Bild: SPDlerinnen fürchten, mit der aktuellen Gesetzgebung verkomme Deutschlan…
Berlin taz | Die SPD könnte die erste Partei Deutschlands werden, die ein
[1][Sexkaufverbot nach dem nordischen Modell] in ihr Parteiprogramm
aufnimmt. Prominente Sozialdemokratinnen sprechen sich dafür aus.
Landesverbände der Arbeitsgemeinschaft sozialdemokratischer Frauen und der
baden-württembergische Landesvorstand der Partei fordern es bereits. Im
Bundestag soll eine fraktionsübergreifende Initiative zum Thema ins Leben
gerufen werden.
So fordert etwa die Bundesvorsitzende der Arbeitsgemeinschaft
sozialdemokratischer Frauen (AsF), Maria Noichl, ein Sexkaufverbot und
Freierbestrafung. „Noch einmal zur Klarstellung“, twitterte sie am
internationalen Hurentag Anfang Juni: „Sexarbeit ist weder Sex noch Arbeit.

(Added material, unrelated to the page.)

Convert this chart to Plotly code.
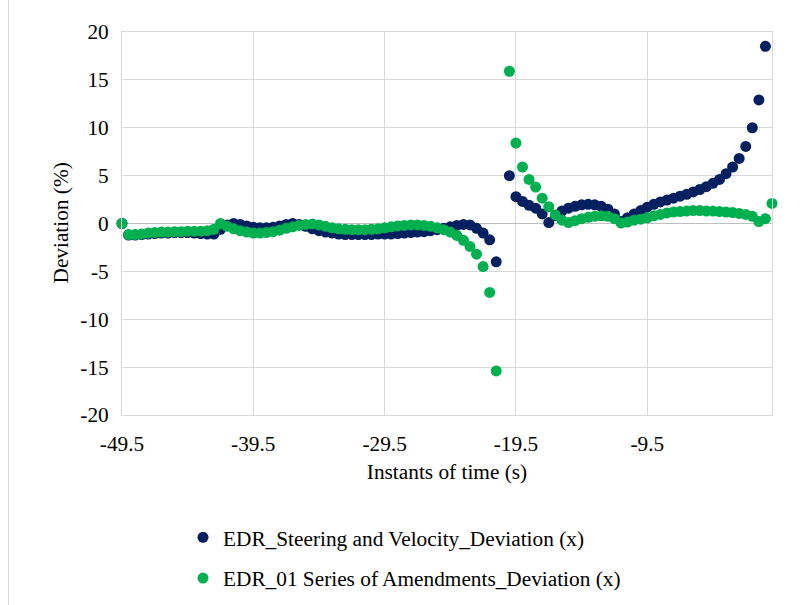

Sexarbeit ist Menschenrechtsverletzung!“ Auch im Gespräch mit der taz wird
Noichl deutlich: „Am Tag von 30 Männern penetriert zu werden, mag für eine
sehr kleine Gruppe die Erfüllung sein“, sagte sie. Aber die Realität sehe
für viele Frauen anders aus: Prostitution sei „ein Spinnennetz, in dem sich
Frauen verfangen“. Mit einer liberalen Prostitutionsgesetzgebung verkomme
Deutschland „zum Puff Europas“.
Sollte sich diese Positionsbestimmung innerhalb der AsF durchsetzen, wäre
sie ein Paradigmenwechsel für die sozialdemokratischen Frauen. Noch 2014
waren die Frauen unter ihrer damaligen Vorsitzenden Elke Ferner der
Überzeugung: „Ein Verbot der Prostitution löst keine Probleme. Weder
Zwangsprostitution, Armutsprostitution noch Drogenprostitution können damit
verhindert werden“, so ein Beschlussbericht der damaligen Bundeskonferenz.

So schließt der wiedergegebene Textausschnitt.